1 MILLION+ cattle have died this year due to extreme weather in Mongolia

A pile of carcases on a snowy plain
Photo By HELEN WRIGHT
So far this year, more than one million animals have been killed by the dzud. The word conjures up an image of a mythical monster, but it is a peculiar weather phenomenon and the fear of herders on the Mongolian steppes, as journalist Helen Wright reports.
 
The piles of dead, frozen sheep and goats lie stacked against the rocks, just out of sight.
 
They are victims of the dzud, an unseen and brutal natural disaster unique to Mongolia where a summer drought combines with a harsh winter and vast numbers of livestock die from either starvation or cold.
 
The last dzud in 2010 killed eight million animals.
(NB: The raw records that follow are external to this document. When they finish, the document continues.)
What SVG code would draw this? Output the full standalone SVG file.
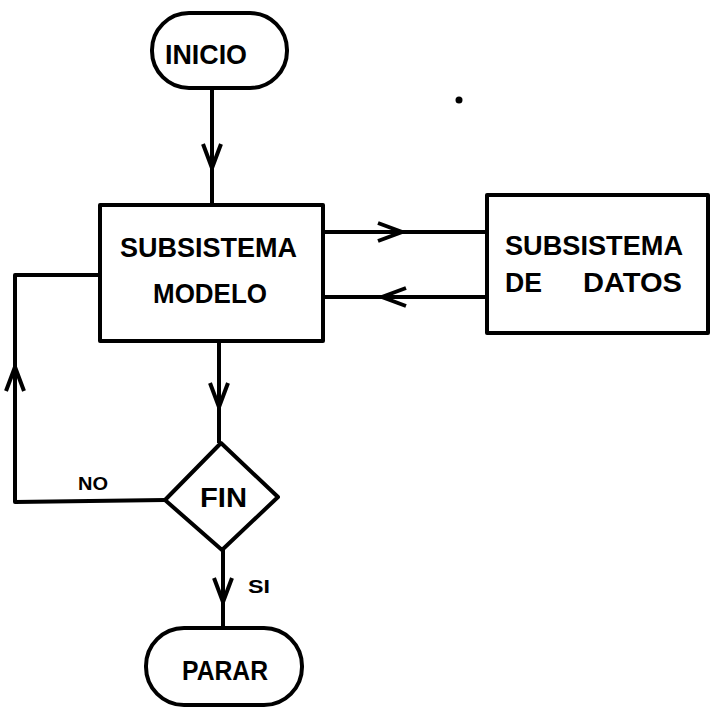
<svg xmlns="http://www.w3.org/2000/svg" width="710" height="717" viewBox="0 0 710 717">
<style>
.shape{fill:#fff;stroke:#000;stroke-width:4;stroke-linejoin:round}
.conn{fill:none;stroke:#000;stroke-width:4;stroke-linejoin:round}
.lbl{font-family:"Liberation Sans",Arial,sans-serif;font-weight:bold;font-size:27px;fill:#000}
.small{font-size:19px}
</style>
<defs>
<marker id="chev" markerUnits="userSpaceOnUse" markerWidth="40" markerHeight="30" viewBox="-30 -15 40 30" refX="0" refY="0" orient="auto">
<path d="M -24,-9 L 0,0 L -24,9" fill="none" stroke="#000" stroke-width="4" stroke-linejoin="miter"/>
</marker>
</defs>
<rect width="710" height="717" fill="#fff"/>
<g id="connectors">
<path class="conn" d="M 212,88 L 212,168 L 212,205" marker-mid="url(#chev)"/>
<path class="conn" d="M 323,232 L 402,232 L 487,232" marker-mid="url(#chev)"/>
<path class="conn" d="M 487,297 L 382,297 L 323,297" marker-mid="url(#chev)"/>
<path class="conn" d="M 219,341 L 219,407 L 219,443" marker-mid="url(#chev)"/>
<path class="conn" d="M 165,500 L 15,502 L 15,367" marker-end="url(#chev)"/>
<path class="conn" d="M 15,367 L 15,275 L 100,275"/>
<path class="conn" d="M 223,550 L 223,602 L 223,628" marker-mid="url(#chev)"/>
<text class="lbl small" x="78" y="490" textLength="30" lengthAdjust="spacingAndGlyphs">NO</text>
<text class="lbl small" x="248" y="593" textLength="22" lengthAdjust="spacingAndGlyphs">SI</text>
</g>
<g id="inicio">
<rect class="shape" x="152" y="13" width="135" height="75" rx="37" ry="37"/>
<text class="lbl" x="165" y="64" textLength="82" lengthAdjust="spacingAndGlyphs">INICIO</text>
</g>
<g id="modelo">
<rect class="shape" x="100" y="205" width="223" height="136"/>
<text class="lbl" x="120" y="257" textLength="177" lengthAdjust="spacingAndGlyphs">SUBSISTEMA</text>
<text class="lbl" x="153" y="303" textLength="114" lengthAdjust="spacingAndGlyphs">MODELO</text>
</g>
<g id="datos">
<rect class="shape" x="487" y="195" width="221" height="138"/>
<text class="lbl" x="505" y="255" textLength="178" lengthAdjust="spacingAndGlyphs">SUBSISTEMA</text>
<text class="lbl" x="505" y="292" textLength="37" lengthAdjust="spacingAndGlyphs">DE</text>
<text class="lbl" x="583" y="292" textLength="99" lengthAdjust="spacingAndGlyphs">DATOS</text>
</g>
<g id="fin">
<polygon class="shape" points="221,443 278,497 222,550 165,500"/>
<text class="lbl" x="200" y="507" textLength="47" lengthAdjust="spacingAndGlyphs">FIN</text>
</g>
<g id="parar">
<rect class="shape" x="146" y="628" width="156" height="77" rx="38" ry="38"/>
<text class="lbl" x="182" y="680" textLength="86" lengthAdjust="spacingAndGlyphs">PARAR</text>
</g>
<circle cx="459" cy="100" r="3.5" fill="#000"/>
</svg>
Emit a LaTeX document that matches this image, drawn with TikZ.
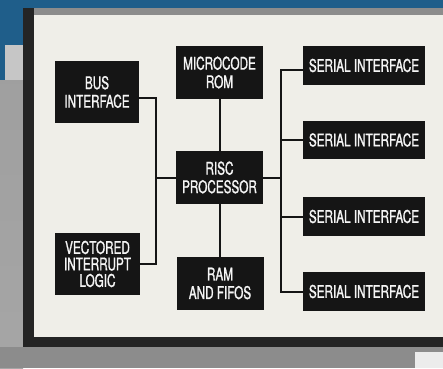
\documentclass[tikz,border=0pt]{standalone}
\usepackage{fontspec}
\newfontfamily\boxfont[FakeStretch=0.67,FakeBold=1.2]{TeX Gyre Heros}
\definecolor{bgblue}{HTML}{1F5E8A}
\definecolor{paper}{HTML}{EFEEE8}
\definecolor{frame}{HTML}{242424}
\definecolor{boxblack}{HTML}{151515}
\tikzset{
  blk/.style={fill=boxblack, draw=none, text=white!92!gray, align=center,
    font=\boxfont\fontsize{17.5}{18.5}\selectfont, inner sep=0pt},
  wire/.style={draw=boxblack, line width=2pt}
}
\begin{document}
\begin{tikzpicture}[x=1pt, y=-1pt]
\useasboundingbox (0,0) rectangle (443,368);
% background
\fill[white!90!gray] (0,0) rectangle (443,368);
\shade[top color=gray!75, bottom color=gray!130!black] (0,78) rectangle (23,368);
\fill[gray!110!black] (0,347) rectangle (443,368);
\fill[gray!15] (415,352) rectangle (443,368);
\fill[bgblue] (0,0) rectangle (443,8);
\fill[bgblue] (0,0) rectangle (23,80);
\fill[gray!45] (5,45) rectangle (23,80);
% frame
\fill[gray!110!black] (23,8) rectangle (443,15);
\fill[frame] (23,8) rectangle (34,347);
\fill[frame] (23,337) rectangle (443,347);
\fill[paper] (34,15) rectangle (443,337);
% boxes
\node[blk, minimum width=84pt, minimum height=62pt] (bus) at (97,92) {BUS\\INTERFACE};
\node[blk, minimum width=85pt, minimum height=62pt, font=\boxfont\fontsize{17.5}{16.5}\selectfont] (vil) at (97.5,264) {VECTORED\\INTERRUPT\\LOGIC};
\node[blk, minimum width=87pt, minimum height=53pt] (mrom) at (219.5,72.5) {MICROCODE\\ROM};
\node[blk, minimum width=87pt, minimum height=53pt] (risc) at (219.5,177.5) {RISC\\PROCESSOR};
\node[blk, minimum width=87pt, minimum height=53pt] (ram) at (220,283.5) {RAM\\AND FIFOS};
\node[blk, minimum width=122pt, minimum height=39pt] (si1) at (364,65.5) {SERIAL INTERFACE};
\node[blk, minimum width=122pt, minimum height=38pt] (si2) at (364,140) {SERIAL INTERFACE};
\node[blk, minimum width=122pt, minimum height=39pt] (si3) at (364,216.5) {SERIAL INTERFACE};
\node[blk, minimum width=122pt, minimum height=39pt] (si4) at (364,291.5) {SERIAL INTERFACE};
% buses
\coordinate (lb) at (156,0);
\coordinate (rb) at (281,0);
\draw[wire] ([yshift=-6pt]bus.east) -| (lb |- vil.east) -- (vil.east);
\draw[wire] (risc.west) -- (lb |- risc.west);
\draw[wire] ([yshift=-4pt]si1.west) -| (rb |- si4.west) -- (si4.west);
\draw[wire] (risc.east) -- (rb |- risc.east);
\draw[wire] (si2.west) -- (rb |- si2.west);
\draw[wire] (si3.west) -- (rb |- si3.west);
\draw[wire] (mrom.south) -- (mrom.south |- risc.north);
\draw[wire] (risc.south) -- (risc.south |- ram.north);
\end{tikzpicture}
\end{document}
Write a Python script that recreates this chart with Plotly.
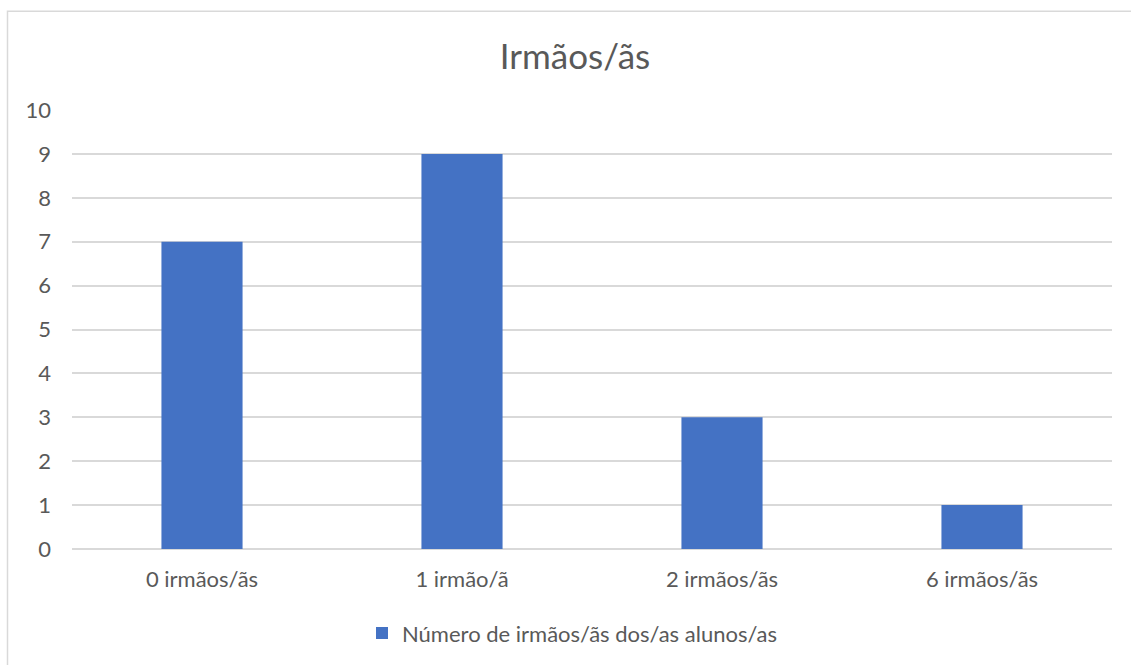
import plotly.graph_objects as go

categories = ["0 irmãos/ãs", "1 irmão/ã", "2 irmãos/ãs", "6 irmãos/ãs"]
values = [7, 9, 3, 1]
series_name = "Número de irmãos/ãs dos/as alunos/as"
title_text = "Irmãos/ãs"

FONT = "Lato, 'Open Sans', sans-serif"
TXT = "#595959"
GRID = "#D9D9D9"

fig = go.Figure()
fig.add_trace(go.Bar(
    x=categories, y=values, name=series_name,
    marker=dict(color="#4472C4", line=dict(width=0)),
    width=0.312, showlegend=True,
))

fig.update_layout(
    width=1131, height=665,
    margin=dict(l=72, r=19, t=110, b=115),
    paper_bgcolor="white", plot_bgcolor="white",
    font=dict(family=FONT, color=TXT, size=22),
    title=dict(text=title_text, x=(575 - 72) / 1040, xanchor="center", xref="paper",
               y=1 - 57 / 665, yanchor="middle", yref="container",
               font=dict(size=35, color=TXT, family=FONT)),
    showlegend=True,
    legend=dict(orientation="h", x=(572 - 72) / 1040, xanchor="center", y=-0.189, yanchor="middle",
                font=dict(size=22, color=TXT, family=FONT), itemwidth=30,
                bgcolor="rgba(0,0,0,0)"),
    xaxis=dict(showgrid=False, showline=False, zeroline=False, ticks="",
               tickfont=dict(size=22, color=TXT), ticklabelstandoff=15),
    yaxis=dict(range=[0, 10], dtick=1, showgrid=True, gridcolor=GRID, gridwidth=1.5,
               zeroline=True, zerolinecolor=GRID, zerolinewidth=1.5,
               showline=False, ticks="", tickfont=dict(size=22, color=TXT),
               ticklabelstandoff=20),
    bargap=0.688,
    shapes=[dict(type="rect", xref="paper", yref="paper",
                 x0=(7.5 - 72) / 1040, x1=1.2, y0=-0.6, y1=(550 - 11) / 440,
                 line=dict(color=GRID, width=1.5), fillcolor="rgba(0,0,0,0)", layer="below")],
)

fig.write_html("out.html")
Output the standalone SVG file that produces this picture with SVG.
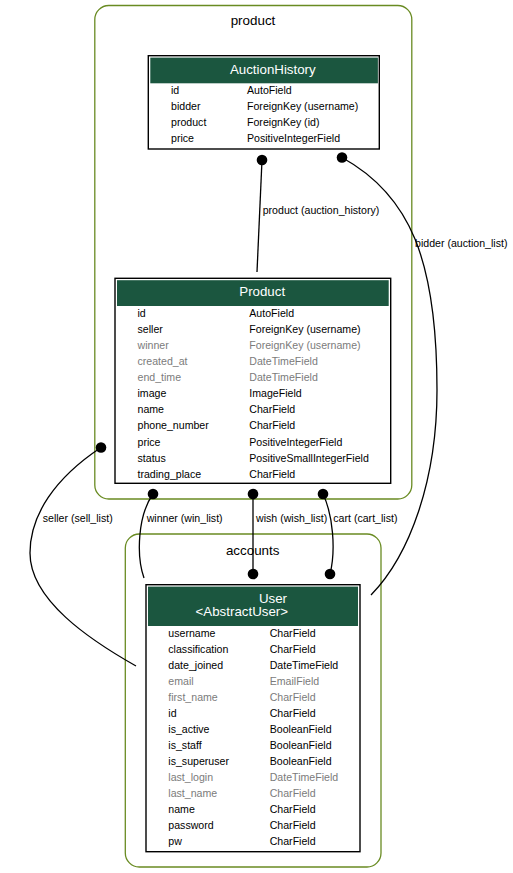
<svg xmlns="http://www.w3.org/2000/svg" width="513" height="873" viewBox="0 0 513 873">
  <style>
    text { font-family: "Liberation Sans", Arial, Helvetica, sans-serif; }
    .cluster { fill: none; stroke: #698b22; stroke-width: 1.3; }
    .clabel { font-size: 13.4px; fill: #000; text-anchor: middle; }
    .tbl { fill: #fff; stroke: #000; stroke-width: 1.4; }
    .hdr { fill: #1b563f; }
    .htxt { font-size: 13.3px; fill: #fff; text-anchor: middle; }
    .f { font-size: 10.6px; fill: #000; }
    .g { font-size: 10.6px; fill: #7b7b7b; }
    .edge { fill: none; stroke: #000; stroke-width: 1.3; }
    .lbl { font-size: 10.6px; fill: #000; }
  </style>
  <defs>
    <marker id="dot" viewBox="0 0 12 12" refX="6" refY="6" markerWidth="12" markerHeight="12" markerUnits="userSpaceOnUse">
      <circle cx="6" cy="6" r="5.3" fill="#000"/>
    </marker>
  </defs>

  <!-- app clusters -->
  <g id="cluster-product">
    <rect class="cluster" x="94.8" y="5.5" width="317" height="493.5" rx="14"/>
    <text class="clabel" x="253" y="25">product</text>
  </g>
  <g id="cluster-accounts">
    <rect class="cluster" x="125.3" y="534" width="255.7" height="333" rx="14"/>
    <text class="clabel" x="252.7" y="554.5">accounts</text>
  </g>

  <!-- AuctionHistory model -->
  <g id="node-auctionhistory">
    <rect class="tbl" x="148.3" y="55.7" width="231" height="93.3"/>
    <rect class="hdr" x="150.3" y="57.6" width="227.6" height="25.7"/>
    <text class="htxt" x="272.8" y="74">AuctionHistory</text>
    <text class="f" x="171" y="93.5">id</text><text class="f" x="247" y="93.5">AutoField</text>
    <text class="f" x="171" y="109.7">bidder</text><text class="f" x="247" y="109.7">ForeignKey (username)</text>
    <text class="f" x="171" y="125.9">product</text><text class="f" x="247" y="125.9">ForeignKey (id)</text>
    <text class="f" x="171" y="142.1">price</text><text class="f" x="247" y="142.1">PositiveIntegerField</text>
  </g>

  <!-- Product model -->
  <g id="node-product">
    <rect class="tbl" x="115" y="278.3" width="275.7" height="205"/>
    <rect class="hdr" x="117" y="280.2" width="271.7" height="25.8"/>
    <text class="htxt" x="262.2" y="296.3">Product</text>
    <text class="f" x="137.5" y="316.7">id</text><text class="f" x="249.3" y="316.7">AutoField</text>
    <text class="f" x="137.5" y="332.8">seller</text><text class="f" x="249.3" y="332.8">ForeignKey (username)</text>
    <text class="g" x="137.5" y="348.9">winner</text><text class="g" x="249.3" y="348.9">ForeignKey (username)</text>
    <text class="g" x="137.5" y="365">created_at</text><text class="g" x="249.3" y="365">DateTimeField</text>
    <text class="g" x="137.5" y="381.1">end_time</text><text class="g" x="249.3" y="381.1">DateTimeField</text>
    <text class="f" x="137.5" y="397.2">image</text><text class="f" x="249.3" y="397.2">ImageField</text>
    <text class="f" x="137.5" y="413.3">name</text><text class="f" x="249.3" y="413.3">CharField</text>
    <text class="f" x="137.5" y="429.4">phone_number</text><text class="f" x="249.3" y="429.4">CharField</text>
    <text class="f" x="137.5" y="445.5">price</text><text class="f" x="249.3" y="445.5">PositiveIntegerField</text>
    <text class="f" x="137.5" y="461.6">status</text><text class="f" x="249.3" y="461.6">PositiveSmallIntegerField</text>
    <text class="f" x="137.5" y="477.7">trading_place</text><text class="f" x="249.3" y="477.7">CharField</text>
  </g>

  <!-- User model -->
  <g id="node-user">
    <rect class="tbl" x="146" y="584.7" width="214" height="267"/>
    <rect class="hdr" x="148" y="586.6" width="210" height="39.4"/>
    <text class="htxt" x="273" y="602.7">User</text>
    <text class="htxt" x="241.8" y="616">&lt;AbstractUser&gt;</text>
    <text class="f" x="168.3" y="636.7">username</text><text class="f" x="269.7" y="636.7">CharField</text>
    <text class="f" x="168.3" y="652.7">classification</text><text class="f" x="269.7" y="652.7">CharField</text>
    <text class="f" x="168.3" y="668.7">date_joined</text><text class="f" x="269.7" y="668.7">DateTimeField</text>
    <text class="g" x="168.3" y="684.8">email</text><text class="g" x="269.7" y="684.8">EmailField</text>
    <text class="g" x="168.3" y="700.8">first_name</text><text class="g" x="269.7" y="700.8">CharField</text>
    <text class="f" x="168.3" y="716.8">id</text><text class="f" x="269.7" y="716.8">CharField</text>
    <text class="f" x="168.3" y="732.8">is_active</text><text class="f" x="269.7" y="732.8">BooleanField</text>
    <text class="f" x="168.3" y="748.8">is_staff</text><text class="f" x="269.7" y="748.8">BooleanField</text>
    <text class="f" x="168.3" y="764.9">is_superuser</text><text class="f" x="269.7" y="764.9">BooleanField</text>
    <text class="g" x="168.3" y="780.9">last_login</text><text class="g" x="269.7" y="780.9">DateTimeField</text>
    <text class="g" x="168.3" y="796.9">last_name</text><text class="g" x="269.7" y="796.9">CharField</text>
    <text class="f" x="168.3" y="812.9">name</text><text class="f" x="269.7" y="812.9">CharField</text>
    <text class="f" x="168.3" y="828.9">password</text><text class="f" x="269.7" y="828.9">CharField</text>
    <text class="f" x="168.3" y="845">pw</text><text class="f" x="269.7" y="845">CharField</text>
  </g>

  <!-- relations -->
  <g id="connectors">
    <path class="edge" d="M262,160 L257,272" marker-start="url(#dot)"/>
    <text class="lbl" x="262.7" y="213.7">product (auction_history)</text>

    <path class="edge" d="M342,157.5 C410,195 437,260 437,390 C437,480 410,555 371,595" marker-start="url(#dot)"/>
    <text class="lbl" x="415" y="247">bidder (auction_list)</text>

    <path class="edge" d="M101,447.5 C55,478 30,515 30,553 C30,600 90,640 136,666" marker-start="url(#dot)"/>
    <text class="lbl" x="42.7" y="522">seller (sell_list)</text>

    <path class="edge" d="M153,494 C138,515 136,555 144,578" marker-start="url(#dot)"/>
    <text class="lbl" x="146.7" y="522">winner (win_list)</text>

    <path class="edge" d="M253,494 L253,574" marker-start="url(#dot)" marker-end="url(#dot)"/>
    <text class="lbl" x="256" y="522">wish (wish_list)</text>

    <path class="edge" d="M323,494 C333,515 336,550 330,574" marker-start="url(#dot)" marker-end="url(#dot)"/>
    <text class="lbl" x="333.3" y="522">cart (cart_list)</text>
  </g>
</svg>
It is thought to descend in five-yearly cycles and each time it wreaks havoc.
 
“We are trying so hard to keep them alive,” 50-year-old herder Bayankhand Myagmar says, talking about her dead sheep and goats. “But nothing we do is working.”
 
In Mongolia it hasn’t rained since last July and this winter temperatures dropped to as low as -50C for days on end. Snowfall covered up to 60% of the country and fell heavier than usual.
 
The dzud is made worse by overgrazing and a creeping desertification. Without rain grass is unable to grow across the vast steppes in summer and the millions of animals that live on them cannot put on enough weight to survive the winter cold. So they die. This winter more than 255,000 people have been affected by the dzud.